Faithfully return all lines, omitting every embedded picture.

◇ ◇ ◇ ◇ ◇ ◇ ◇

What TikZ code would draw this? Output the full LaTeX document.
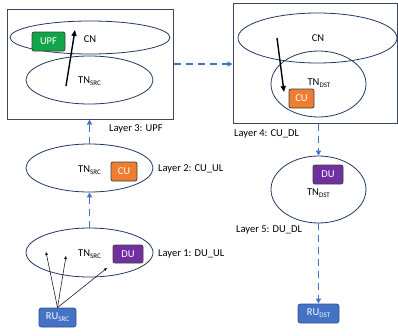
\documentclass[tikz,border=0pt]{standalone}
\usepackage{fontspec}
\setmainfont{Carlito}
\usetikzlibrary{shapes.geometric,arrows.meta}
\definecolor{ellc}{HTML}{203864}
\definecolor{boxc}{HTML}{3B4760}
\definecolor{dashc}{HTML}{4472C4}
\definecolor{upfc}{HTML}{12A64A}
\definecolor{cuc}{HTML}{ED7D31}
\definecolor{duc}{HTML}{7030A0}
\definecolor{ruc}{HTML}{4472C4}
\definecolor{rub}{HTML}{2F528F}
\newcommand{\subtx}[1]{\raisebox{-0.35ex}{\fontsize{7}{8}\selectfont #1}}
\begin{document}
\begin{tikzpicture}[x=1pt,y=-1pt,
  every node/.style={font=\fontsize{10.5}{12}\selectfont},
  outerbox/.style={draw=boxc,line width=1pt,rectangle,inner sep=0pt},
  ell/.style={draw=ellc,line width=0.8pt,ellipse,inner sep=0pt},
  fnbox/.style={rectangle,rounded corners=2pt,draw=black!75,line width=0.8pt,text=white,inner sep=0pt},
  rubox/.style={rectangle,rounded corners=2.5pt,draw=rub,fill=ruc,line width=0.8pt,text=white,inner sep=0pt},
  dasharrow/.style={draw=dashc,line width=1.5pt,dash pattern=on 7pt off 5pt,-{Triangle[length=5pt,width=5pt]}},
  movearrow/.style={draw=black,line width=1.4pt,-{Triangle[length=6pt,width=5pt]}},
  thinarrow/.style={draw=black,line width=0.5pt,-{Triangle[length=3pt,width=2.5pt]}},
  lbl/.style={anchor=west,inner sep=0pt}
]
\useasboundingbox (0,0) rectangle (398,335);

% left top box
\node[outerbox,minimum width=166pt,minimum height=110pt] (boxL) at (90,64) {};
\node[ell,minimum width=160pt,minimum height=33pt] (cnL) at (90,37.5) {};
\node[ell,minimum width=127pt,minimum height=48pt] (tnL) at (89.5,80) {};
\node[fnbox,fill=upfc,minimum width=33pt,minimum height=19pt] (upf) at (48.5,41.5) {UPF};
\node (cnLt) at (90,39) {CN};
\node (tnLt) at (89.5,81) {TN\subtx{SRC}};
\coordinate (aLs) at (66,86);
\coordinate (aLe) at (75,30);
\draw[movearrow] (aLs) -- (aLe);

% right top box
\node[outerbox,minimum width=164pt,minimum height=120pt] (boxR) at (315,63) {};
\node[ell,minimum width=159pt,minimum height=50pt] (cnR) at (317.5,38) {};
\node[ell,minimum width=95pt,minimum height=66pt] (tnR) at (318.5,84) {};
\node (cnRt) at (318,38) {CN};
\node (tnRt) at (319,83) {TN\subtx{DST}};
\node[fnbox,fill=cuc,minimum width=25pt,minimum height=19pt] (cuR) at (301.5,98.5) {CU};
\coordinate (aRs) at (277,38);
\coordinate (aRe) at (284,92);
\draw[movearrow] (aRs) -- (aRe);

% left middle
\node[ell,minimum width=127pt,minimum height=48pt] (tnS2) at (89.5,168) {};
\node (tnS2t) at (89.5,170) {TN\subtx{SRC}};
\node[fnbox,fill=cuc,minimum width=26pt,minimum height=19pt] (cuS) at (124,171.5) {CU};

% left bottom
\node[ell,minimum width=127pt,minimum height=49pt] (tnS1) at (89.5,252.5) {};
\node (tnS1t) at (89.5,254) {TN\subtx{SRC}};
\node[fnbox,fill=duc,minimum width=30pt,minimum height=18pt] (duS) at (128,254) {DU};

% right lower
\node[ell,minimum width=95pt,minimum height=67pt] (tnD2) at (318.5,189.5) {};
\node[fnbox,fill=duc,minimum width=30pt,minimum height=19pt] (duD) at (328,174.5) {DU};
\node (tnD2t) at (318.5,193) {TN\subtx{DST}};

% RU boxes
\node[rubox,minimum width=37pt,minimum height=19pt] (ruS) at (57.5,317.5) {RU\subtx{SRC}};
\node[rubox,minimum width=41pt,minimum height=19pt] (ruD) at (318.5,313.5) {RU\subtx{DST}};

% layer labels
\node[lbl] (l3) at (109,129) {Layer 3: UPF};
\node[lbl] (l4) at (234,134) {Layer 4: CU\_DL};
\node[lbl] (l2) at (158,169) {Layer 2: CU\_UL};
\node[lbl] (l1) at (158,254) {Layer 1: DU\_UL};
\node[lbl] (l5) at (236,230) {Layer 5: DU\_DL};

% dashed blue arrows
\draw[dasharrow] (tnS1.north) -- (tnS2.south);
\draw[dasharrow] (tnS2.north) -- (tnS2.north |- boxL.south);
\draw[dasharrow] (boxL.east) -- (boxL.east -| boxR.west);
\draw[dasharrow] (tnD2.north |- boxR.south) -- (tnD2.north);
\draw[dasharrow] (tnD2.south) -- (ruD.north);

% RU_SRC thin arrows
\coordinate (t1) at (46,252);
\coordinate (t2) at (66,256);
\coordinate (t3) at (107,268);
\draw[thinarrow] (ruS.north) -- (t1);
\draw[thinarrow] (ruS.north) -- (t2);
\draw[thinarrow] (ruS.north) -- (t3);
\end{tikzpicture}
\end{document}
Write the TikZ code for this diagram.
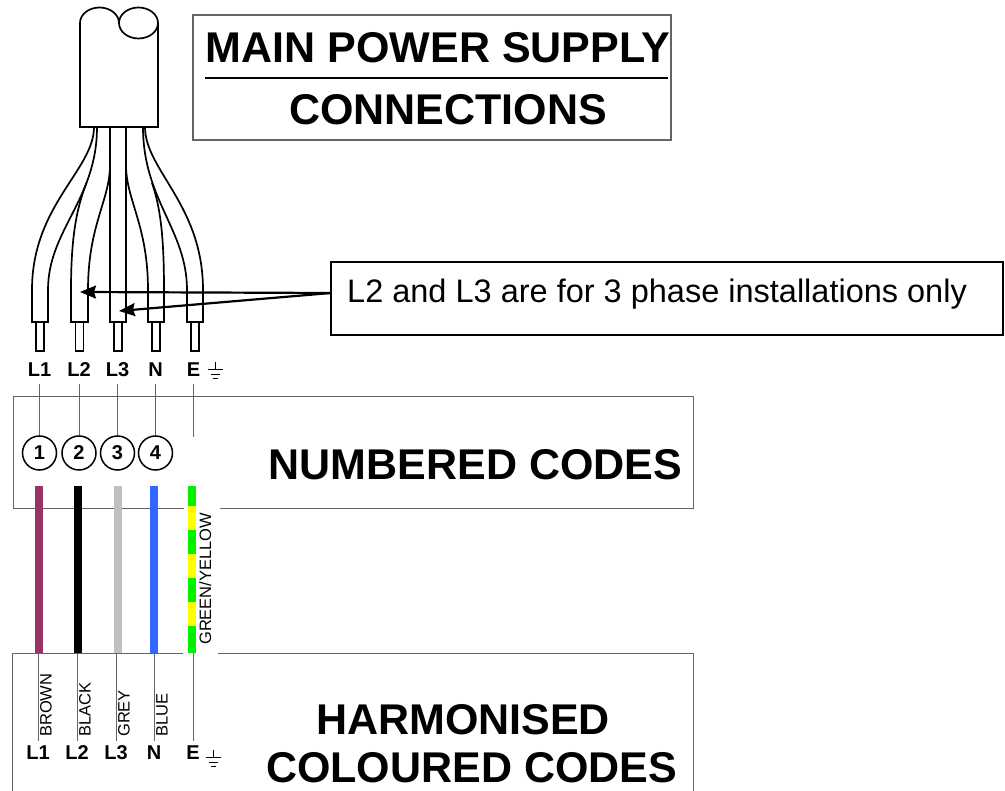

◇ ◇ ◇ ◇ ◇ ◇ ◇

● **RESPONSE TO THE EXERCISE**
What TikZ code would draw this? Output the full LaTeX document.
\documentclass[tikz,border=0pt]{standalone}
\usepackage{fontspec}
\setmainfont{Carlito}
\usetikzlibrary{shapes.geometric,arrows.meta}
\definecolor{ellc}{HTML}{203864}
\definecolor{boxc}{HTML}{3B4760}
\definecolor{dashc}{HTML}{4472C4}
\definecolor{upfc}{HTML}{12A64A}
\definecolor{cuc}{HTML}{ED7D31}
\definecolor{duc}{HTML}{7030A0}
\definecolor{ruc}{HTML}{4472C4}
\definecolor{rub}{HTML}{2F528F}
\newcommand{\subtx}[1]{\raisebox{-0.35ex}{\fontsize{7}{8}\selectfont #1}}
\begin{document}
\begin{tikzpicture}[x=1pt,y=-1pt,
  every node/.style={font=\fontsize{10.5}{12}\selectfont},
  outerbox/.style={draw=boxc,line width=1pt,rectangle,inner sep=0pt},
  ell/.style={draw=ellc,line width=0.8pt,ellipse,inner sep=0pt},
  fnbox/.style={rectangle,rounded corners=2pt,draw=black!75,line width=0.8pt,text=white,inner sep=0pt},
  rubox/.style={rectangle,rounded corners=2.5pt,draw=rub,fill=ruc,line width=0.8pt,text=white,inner sep=0pt},
  dasharrow/.style={draw=dashc,line width=1.5pt,dash pattern=on 7pt off 5pt,-{Triangle[length=5pt,width=5pt]}},
  movearrow/.style={draw=black,line width=1.4pt,-{Triangle[length=6pt,width=5pt]}},
  thinarrow/.style={draw=black,line width=0.5pt,-{Triangle[length=3pt,width=2.5pt]}},
  lbl/.style={anchor=west,inner sep=0pt}
]
\useasboundingbox (0,0) rectangle (398,335);

% left top box
\node[outerbox,minimum width=166pt,minimum height=110pt] (boxL) at (90,64) {};
\node[ell,minimum width=160pt,minimum height=33pt] (cnL) at (90,37.5) {};
\node[ell,minimum width=127pt,minimum height=48pt] (tnL) at (89.5,80) {};
\node[fnbox,fill=upfc,minimum width=33pt,minimum height=19pt] (upf) at (48.5,41.5) {UPF};
\node (cnLt) at (90,39) {CN};
\node (tnLt) at (89.5,81) {TN\subtx{SRC}};
\coordinate (aLs) at (66,86);
\coordinate (aLe) at (75,30);
\draw[movearrow] (aLs) -- (aLe);

% right top box
\node[outerbox,minimum width=164pt,minimum height=120pt] (boxR) at (315,63) {};
\node[ell,minimum width=159pt,minimum height=50pt] (cnR) at (317.5,38) {};
\node[ell,minimum width=95pt,minimum height=66pt] (tnR) at (318.5,84) {};
\node (cnRt) at (318,38) {CN};
\node (tnRt) at (319,83) {TN\subtx{DST}};
\node[fnbox,fill=cuc,minimum width=25pt,minimum height=19pt] (cuR) at (301.5,98.5) {CU};
\coordinate (aRs) at (277,38);
\coordinate (aRe) at (284,92);
\draw[movearrow] (aRs) -- (aRe);

% left middle
\node[ell,minimum width=127pt,minimum height=48pt] (tnS2) at (89.5,168) {};
\node (tnS2t) at (89.5,170) {TN\subtx{SRC}};
\node[fnbox,fill=cuc,minimum width=26pt,minimum height=19pt] (cuS) at (124,171.5) {CU};

% left bottom
\node[ell,minimum width=127pt,minimum height=49pt] (tnS1) at (89.5,252.5) {};
\node (tnS1t) at (89.5,254) {TN\subtx{SRC}};
\node[fnbox,fill=duc,minimum width=30pt,minimum height=18pt] (duS) at (128,254) {DU};

% right lower
\node[ell,minimum width=95pt,minimum height=67pt] (tnD2) at (318.5,189.5) {};
\node[fnbox,fill=duc,minimum width=30pt,minimum height=19pt] (duD) at (328,174.5) {DU};
\node (tnD2t) at (318.5,193) {TN\subtx{DST}};

% RU boxes
\node[rubox,minimum width=37pt,minimum height=19pt] (ruS) at (57.5,317.5) {RU\subtx{SRC}};
\node[rubox,minimum width=41pt,minimum height=19pt] (ruD) at (318.5,313.5) {RU\subtx{DST}};

% layer labels
\node[lbl] (l3) at (109,129) {Layer 3: UPF};
\node[lbl] (l4) at (234,134) {Layer 4: CU\_DL};
\node[lbl] (l2) at (158,169) {Layer 2: CU\_UL};
\node[lbl] (l1) at (158,254) {Layer 1: DU\_UL};
\node[lbl] (l5) at (236,230) {Layer 5: DU\_DL};

% dashed blue arrows
\draw[dasharrow] (tnS1.north) -- (tnS2.south);
\draw[dasharrow] (tnS2.north) -- (tnS2.north |- boxL.south);
\draw[dasharrow] (boxL.east) -- (boxL.east -| boxR.west);
\draw[dasharrow] (tnD2.north |- boxR.south) -- (tnD2.north);
\draw[dasharrow] (tnD2.south) -- (ruD.north);

% RU_SRC thin arrows
\coordinate (t1) at (46,252);
\coordinate (t2) at (66,256);
\coordinate (t3) at (107,268);
\draw[thinarrow] (ruS.north) -- (t1);
\draw[thinarrow] (ruS.north) -- (t2);
\draw[thinarrow] (ruS.north) -- (t3);
\end{tikzpicture}
\end{document}
Write the TikZ code for this diagram.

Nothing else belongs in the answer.